What training is required for a Thoracic Surgeon?
Thoracic surgeons must graduate from an accredited medical school and commonly will go on to complete an initial accredited five-year general surgery residency.  Afterwards, they must then successfully matriculate through an approved cardiothoracic (cardiovascular and thoracic surgery) surgical residency training program for a minimum of two to three years. Some thoracic surgeons may choose to receive additional or advanced training in a specialized area of practice.

What does it mean to be a board certified Thoracic Surgeon?
The American Board of Thoracic Surgery (ABTS) maintains standards for the practice of thoracic surgery in the public interest. Thoracic surgeons who have completed approved residency training, hold a full and unrestricted license to practice medicine in the United States, and maintain an ethical standing in the profession are eligible for board certification. Candidates must then pass both a written examination that is designed to test a broad range of knowledge in all areas of thoracic surgery.

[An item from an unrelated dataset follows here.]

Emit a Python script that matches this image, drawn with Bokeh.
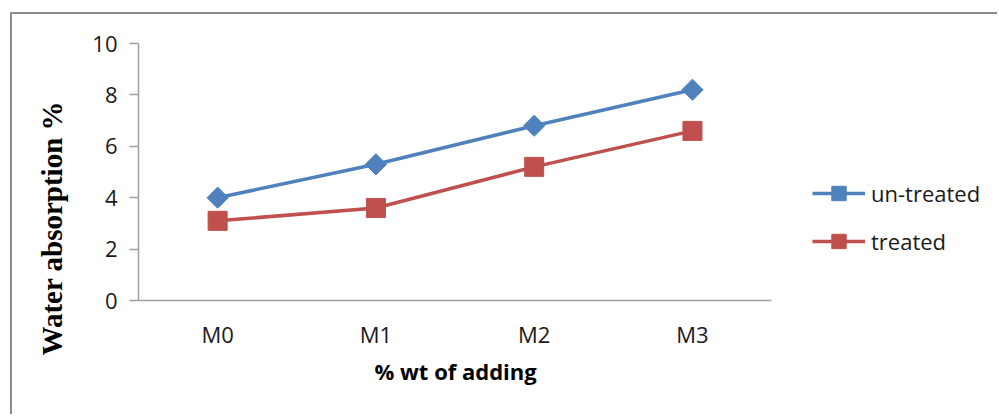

Upon successful completion of the written or qualifying examination, candidates are eligible for and must pass an oral or certifying examination that tests knowledge, judgment and the integration of these skills in clinical practice. Once successful in these pursuits, a thoracic surgeon is “board certified”. In order to keep this certification, the maintenance of certification process is required to demonstrate lifelong learning throughout the thoracic surgeons’ career.